Lewis, who is set to deliver a talk at the National Science Week in Sydney, said that without warp drive space travel, colonising the universe is unlikely to happen for mankind. "The big problem we have, the speed of light, while fast - 300,000 kilometres per second - the distances involved are immense, so even travelling at the speed of light, it would take four years to go to the nearest star and two million years to go to the nearest large galaxy. These distances would stop you colonising the universe ... so you would need some sort of way to beat that speed limit, and Einstein's theory of relativity gives it to you."
He said a conventional rocket thruster would never be enough to build a warp drive and instead scientists will need a material that has a negative density energy – a material that we do not currently have. This negative energy can bend space time meaning all sorts of time-related phenomenon could become possible including warp drives and time travel.
Unfortunately, nature imposes strict constraints on the magnitude and duration of negative energy meaning the construction of warp drives is highly unlikely. They would also probably produce gravitational fields that would rip everything to shreds.
Lewis said we are not close to creating a warp drive, but in the distant future it is not outside the realms of possibility: "It is not a material that we actually have in our hands, but there are signs that there are aspects of the universe that actually have this kind of property.

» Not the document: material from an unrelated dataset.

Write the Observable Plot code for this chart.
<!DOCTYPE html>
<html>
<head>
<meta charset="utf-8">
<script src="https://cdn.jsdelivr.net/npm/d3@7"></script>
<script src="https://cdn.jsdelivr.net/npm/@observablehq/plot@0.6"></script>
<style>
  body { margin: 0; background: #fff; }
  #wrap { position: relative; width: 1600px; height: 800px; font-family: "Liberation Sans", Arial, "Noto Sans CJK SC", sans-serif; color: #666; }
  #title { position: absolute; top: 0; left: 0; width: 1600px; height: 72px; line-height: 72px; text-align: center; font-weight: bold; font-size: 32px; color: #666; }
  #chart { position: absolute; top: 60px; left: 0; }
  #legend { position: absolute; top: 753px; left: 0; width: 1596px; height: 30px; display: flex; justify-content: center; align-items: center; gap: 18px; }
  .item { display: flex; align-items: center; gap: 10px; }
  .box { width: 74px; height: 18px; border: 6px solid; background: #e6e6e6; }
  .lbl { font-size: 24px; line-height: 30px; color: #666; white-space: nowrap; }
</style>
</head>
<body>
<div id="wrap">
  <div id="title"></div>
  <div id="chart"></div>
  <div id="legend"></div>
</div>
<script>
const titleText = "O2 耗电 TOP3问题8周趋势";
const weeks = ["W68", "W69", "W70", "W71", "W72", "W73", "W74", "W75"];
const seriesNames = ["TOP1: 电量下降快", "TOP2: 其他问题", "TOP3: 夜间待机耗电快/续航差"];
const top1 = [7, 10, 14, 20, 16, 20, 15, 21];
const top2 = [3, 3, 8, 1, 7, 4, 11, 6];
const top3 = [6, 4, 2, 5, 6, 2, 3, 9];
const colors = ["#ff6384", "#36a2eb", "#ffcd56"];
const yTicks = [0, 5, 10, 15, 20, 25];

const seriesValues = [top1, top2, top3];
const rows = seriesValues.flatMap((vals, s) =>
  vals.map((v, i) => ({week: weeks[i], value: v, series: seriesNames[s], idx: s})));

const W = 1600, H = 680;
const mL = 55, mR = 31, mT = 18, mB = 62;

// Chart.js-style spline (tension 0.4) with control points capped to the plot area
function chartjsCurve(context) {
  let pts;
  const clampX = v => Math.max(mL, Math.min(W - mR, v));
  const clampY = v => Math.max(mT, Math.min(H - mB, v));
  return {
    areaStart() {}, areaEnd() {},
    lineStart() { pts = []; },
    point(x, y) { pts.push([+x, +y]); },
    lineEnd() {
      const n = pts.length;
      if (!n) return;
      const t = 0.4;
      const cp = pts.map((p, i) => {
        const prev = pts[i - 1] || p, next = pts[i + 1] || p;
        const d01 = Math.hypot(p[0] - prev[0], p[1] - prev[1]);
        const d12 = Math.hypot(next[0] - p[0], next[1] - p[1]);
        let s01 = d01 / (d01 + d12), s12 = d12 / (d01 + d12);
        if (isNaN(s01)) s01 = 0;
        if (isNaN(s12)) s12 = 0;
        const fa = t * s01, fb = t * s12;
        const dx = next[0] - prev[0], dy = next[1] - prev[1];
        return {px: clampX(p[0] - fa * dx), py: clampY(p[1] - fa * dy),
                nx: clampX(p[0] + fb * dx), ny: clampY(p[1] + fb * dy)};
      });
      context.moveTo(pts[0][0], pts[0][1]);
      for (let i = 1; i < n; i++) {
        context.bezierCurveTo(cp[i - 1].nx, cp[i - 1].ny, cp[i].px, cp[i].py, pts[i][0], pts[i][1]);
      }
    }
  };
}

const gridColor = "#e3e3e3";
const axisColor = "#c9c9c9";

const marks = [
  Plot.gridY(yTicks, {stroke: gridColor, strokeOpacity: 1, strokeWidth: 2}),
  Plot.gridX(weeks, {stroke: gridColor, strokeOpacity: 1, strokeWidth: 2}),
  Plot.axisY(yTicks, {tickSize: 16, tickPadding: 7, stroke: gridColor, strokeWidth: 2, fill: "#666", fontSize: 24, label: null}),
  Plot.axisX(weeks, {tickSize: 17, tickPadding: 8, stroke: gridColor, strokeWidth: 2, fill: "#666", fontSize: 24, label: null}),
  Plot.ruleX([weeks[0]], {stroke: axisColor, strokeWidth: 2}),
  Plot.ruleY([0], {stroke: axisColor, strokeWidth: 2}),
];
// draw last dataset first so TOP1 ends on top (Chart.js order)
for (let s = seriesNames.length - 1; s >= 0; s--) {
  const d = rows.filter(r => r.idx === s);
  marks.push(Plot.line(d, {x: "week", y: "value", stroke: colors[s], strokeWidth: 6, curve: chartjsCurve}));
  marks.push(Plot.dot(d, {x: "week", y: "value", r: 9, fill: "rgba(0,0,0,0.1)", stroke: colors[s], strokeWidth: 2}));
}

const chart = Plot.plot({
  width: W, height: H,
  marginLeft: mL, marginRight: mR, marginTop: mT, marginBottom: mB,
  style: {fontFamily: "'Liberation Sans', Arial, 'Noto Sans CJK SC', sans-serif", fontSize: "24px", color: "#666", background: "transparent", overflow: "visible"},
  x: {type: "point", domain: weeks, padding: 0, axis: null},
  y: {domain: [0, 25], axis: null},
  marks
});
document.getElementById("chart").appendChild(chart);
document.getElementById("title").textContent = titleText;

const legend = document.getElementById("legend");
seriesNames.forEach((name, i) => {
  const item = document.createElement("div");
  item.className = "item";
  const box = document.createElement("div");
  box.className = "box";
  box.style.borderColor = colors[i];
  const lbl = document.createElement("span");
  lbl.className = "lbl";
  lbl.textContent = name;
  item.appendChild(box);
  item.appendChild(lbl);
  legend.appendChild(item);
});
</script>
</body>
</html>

"Empty space itself has a negative energy density. The big question is if we could mine it and shape it, we would basically have a warp drive there and then, but we just don't know if that's possible."

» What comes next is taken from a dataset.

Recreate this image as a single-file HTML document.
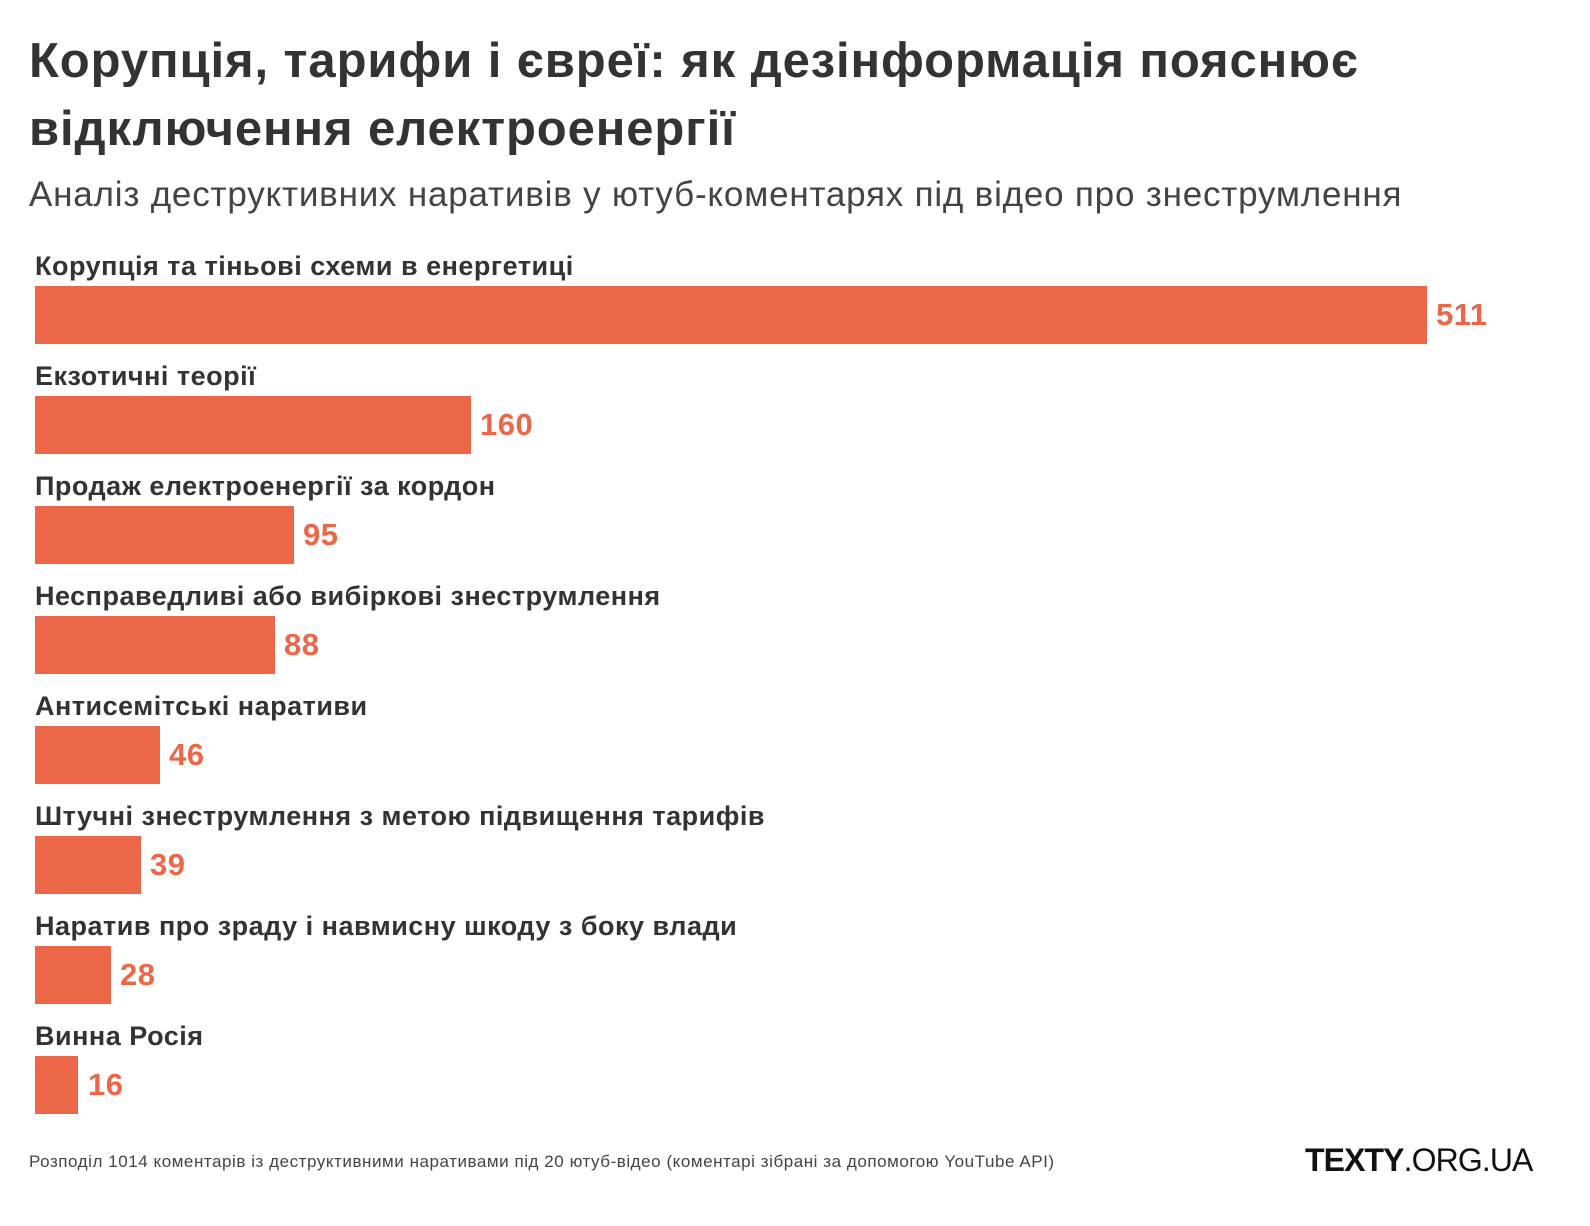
<!DOCTYPE html>
<html><head><meta charset="utf-8"><style>
body{margin:0;width:1590px;height:1226px;background:#fff;font-family:"Liberation Sans","DejaVu Sans",sans-serif;position:relative;overflow:hidden;color:#333}
.t{position:absolute;left:29px;font-weight:bold;font-size:49px;color:#333;line-height:68px;top:27px;letter-spacing:0.9px}
.s{position:absolute;left:29px;top:175px;font-size:35px;color:#444;letter-spacing:0.8px}
.l{position:absolute;left:35px;font-weight:bold;font-size:27px;color:#333;letter-spacing:0.5px}
.b{position:absolute;left:35px;height:58px;background:#ec6748}
.v{position:absolute;font-weight:bold;font-size:31px;color:#ec6748;letter-spacing:0.5px}
.f{position:absolute;left:29px;top:1152px;font-size:17px;color:#444;letter-spacing:0.55px}
.logo{position:absolute;left:1305px;top:1142px;font-size:32px;color:#111;letter-spacing:-0.9px}
</style></head><body>
<div class="t">Корупція, тарифи і євреї: як дезінформація пояснює<br>відключення електроенергії</div>
<div class="s">Аналіз деструктивних наративів у ютуб-коментарях під відео про знеструмлення</div>

<div class="l" style="top:251px">Корупція та тіньові схеми в енергетиці</div>
<div class="b" style="top:286px;width:1392px"></div><div class="v" style="top:297px;left:1436px">511</div>

<div class="l" style="top:361px">Екзотичні теорії</div>
<div class="b" style="top:396px;width:436px"></div><div class="v" style="top:407px;left:480px">160</div>

<div class="l" style="top:471px">Продаж електроенергії за кордон</div>
<div class="b" style="top:506px;width:259px"></div><div class="v" style="top:517px;left:303px">95</div>

<div class="l" style="top:581px">Несправедливі або вибіркові знеструмлення</div>
<div class="b" style="top:616px;width:240px"></div><div class="v" style="top:627px;left:284px">88</div>

<div class="l" style="top:691px">Антисемітські наративи</div>
<div class="b" style="top:726px;width:125px"></div><div class="v" style="top:737px;left:169px">46</div>

<div class="l" style="top:801px">Штучні знеструмлення з метою підвищення тарифів</div>
<div class="b" style="top:836px;width:106px"></div><div class="v" style="top:847px;left:150px">39</div>

<div class="l" style="top:911px">Наратив про зраду і навмисну шкоду з боку влади</div>
<div class="b" style="top:946px;width:76px"></div><div class="v" style="top:957px;left:120px">28</div>

<div class="l" style="top:1021px">Винна Росія</div>
<div class="b" style="top:1056px;width:43px"></div><div class="v" style="top:1067px;left:88px">16</div>

<div class="f">Розподіл 1014 коментарів із деструктивними наративами під 20 ютуб-відео (коментарі зібрані за допомогою YouTube API)</div>
<div class="logo"><b>TEXTY</b>.ORG.UA</div>
</body></html>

He added that many theoretical concepts turned out to be possible hundreds of years after they were first proposed – so why not warp speeds?: "You just have to look at the work of Newton 400 years ago, and even people who work in quantum physics 100 years ago, and those things are real today and they started off as dreams essentially. Einstein's theory is already a hundred years old, but we have only started to scratch the surface. I think in the next 100 or 1,000 years we will reveal a lot more about the universe and maybe this hyper-fast travel will be realisable."
A statement from Nasa in March also said warp speed is impossible at present, but could be realised one day: "Science fiction writers have given us many images of interstellar travel, but travelling at the speed of light is simply imaginary at present... There are many 'absurd' theories that have become reality over the years of scientific research. But for the near future, warp drive remains a dream."